In this case yes, there is no reason. But this is not the full salesman problem either, I'm not sure but I suppose it can be solved in polynomial time as well

What part of this is not in the "full" salesman problem?

Your version imposes geometric relationship between weights of paths between dots.

3 points describe a triangle so one side depends on the others. This adds a huge quantity of informations that is not present in the normal version where each edge can have any weight

The 'weight' is the distance between the dots -.-;

Dont overcomplicate it.

Shortest path between a set of dots, no weighting, just actual shortest path algorithm.

Will the shortest path ever cross itself?

I feel like the shortest path visiting each point once will ALWAYS form an n sided polygon with no crossing points, drawing a perimeter....

I found an exception, if the dots position collapses to a line, then you have to go back to previous locations. Not sure that counts tho

Reading the thread you're talking about the Euclidean variant of TSP. No, in Euclidean TSP the shortest path will never cross over itself. Many solvers use this as a way to quickly test if a path can be shorter. If two line segments cross, connections are swapped between points to avoid the cross, leaving the path still fully connected but shorter. Additional methods are used to shorten the path further.

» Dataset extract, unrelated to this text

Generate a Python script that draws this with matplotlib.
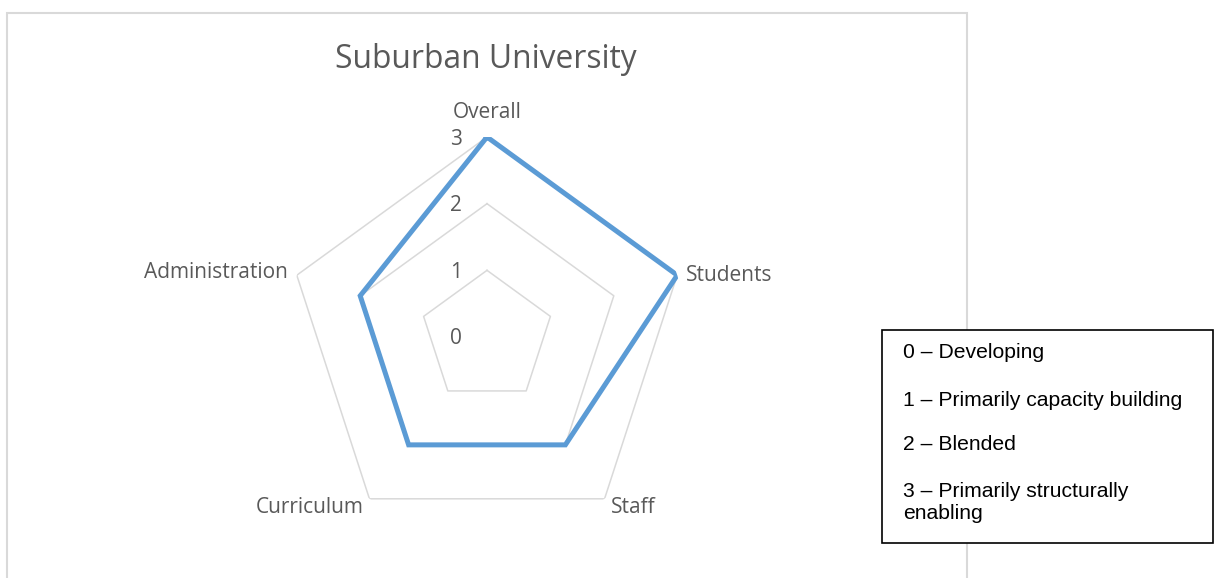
import numpy as np
import matplotlib
matplotlib.use("Agg")
import matplotlib.pyplot as plt
from matplotlib.patches import Rectangle

# data
categories = ["Overall", "Students", "Staff", "Curriculum", "Administration"]
scores = [3, 3, 2, 2, 2]
levels = [0, 1, 2, 3]
legend_lines = ["0 \u2013 Developing", "1 \u2013 Primarily capacity building",
                "2 \u2013 Blended", "3 \u2013 Primarily structurally\nenabling"]
title = "Suburban University"

W, H, DPI = 1215, 578, 100
fig = plt.figure(figsize=(W / DPI, H / DPI), dpi=DPI)
PX = 72 / DPI  # points per pixel

grey_txt = "#595959"
grid_col = "#d9d9d9"
blue = "#5b9bd5"

# chart area border (Excel style)
fig.add_artist(Rectangle((7 / W, -0.05), 960 / W, 1 - 13 / H + 0.05,
                         transform=fig.transFigure, fill=False,
                         edgecolor=grid_col, linewidth=1.5, zorder=0))

# radar axes: centre at (487, 337) px, radius ~200 px
cx, cy, R = 487, 337, 200
ax = fig.add_axes([(cx - R) / W, (H - cy - R) / H, 2 * R / W, 2 * R / H],
                  projection="polar")
ax.set_theta_zero_location("N")
ax.set_theta_direction(-1)
ax.set_ylim(0, max(levels))
ax.grid(False)
ax.spines["polar"].set_visible(False)
ax.set_xticks([])
ax.set_yticks([])
ax.patch.set_alpha(0)

n = len(categories)
theta = np.linspace(0, 2 * np.pi, n, endpoint=False)
theta_c = np.append(theta, theta[0])

for lv in levels[1:]:
    ax.plot(theta_c, [lv] * (n + 1), color=grid_col, linewidth=1.1, zorder=1)

vals = scores + scores[:1]
ax.plot(theta_c, vals, color=blue, linewidth=3.6, solid_joinstyle="miter", zorder=3)

font_cat = "Open Sans"
for lv in levels:
    ax.annotate(str(lv), xy=(0, lv), xytext=(-25 * PX, -2 * PX), textcoords="offset points",
                ha="right", va="center", fontsize=15, color=grey_txt, family=font_cat)

# category labels
offs = [(0, 25, "center", "center"), (9, 0, "left", "center"),
        (6, -9, "left", "center"), (-6, -9, "right", "center"),
        (-9, 3, "right", "center")]
for t, lab, (dx, dy, ha, va) in zip(theta, categories, offs):
    ax.annotate(lab, xy=(t, max(levels)), xytext=(dx * PX, dy * PX),
                textcoords="offset points", ha=ha, va=va, fontsize=15,
                color=grey_txt, family=font_cat, annotation_clip=False)

fig.text(486 / W, 1 - 59 / H, title, ha="center", va="center", fontsize=22.9,
         color=grey_txt, family=font_cat)

# scale legend box
fig.add_artist(Rectangle((882 / W, 1 - 543 / H), 331 / W, 213 / H,
                         transform=fig.transFigure, facecolor="white",
                         edgecolor="black", linewidth=1.2, zorder=5))
ys = [353, 401, 445, 492]
for y, s in zip(ys, legend_lines):
    fig.text(903 / W, 1 - (y - 10) / H, s, ha="left", va="top", fontsize=15.2,
             family="Liberation Sans", color="black", linespacing=1.2, zorder=6)

fig.savefig("out.png", dpi=DPI)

In non-Euclidean TSP, they can cross in that a node is visited multiple times. As above, a cross results in a longer path and nodes can be swapped to get a shorter path. TSP does not bound you on multiple node visitations, however usually multiple visits result in a longer path.

The proof is: let be the list L the list node visited that solves the problem. If the node n appears in the list twice, with the indices i and o, then one of the 2 can be removed because dis(L[o-1], L[o+1] ) < dis(L[o-1], L[o] ) + dis(L[o], L[o+1] ). (same thing for i). The one that has to be removed is the one that improves the solution the most

Good point actually

>I'm not sure but I suppose it can be solved in polynomial time as well
He's not sure but he supposes that P = NP, guys... STOP THE FUCKING PRESSES.

user, at this point you should probably just stop posting and read a few wiki articles at the very least...

It feels like for a figure-eight geographic distribution of customers, a figure-eight path would also be the shortest solution.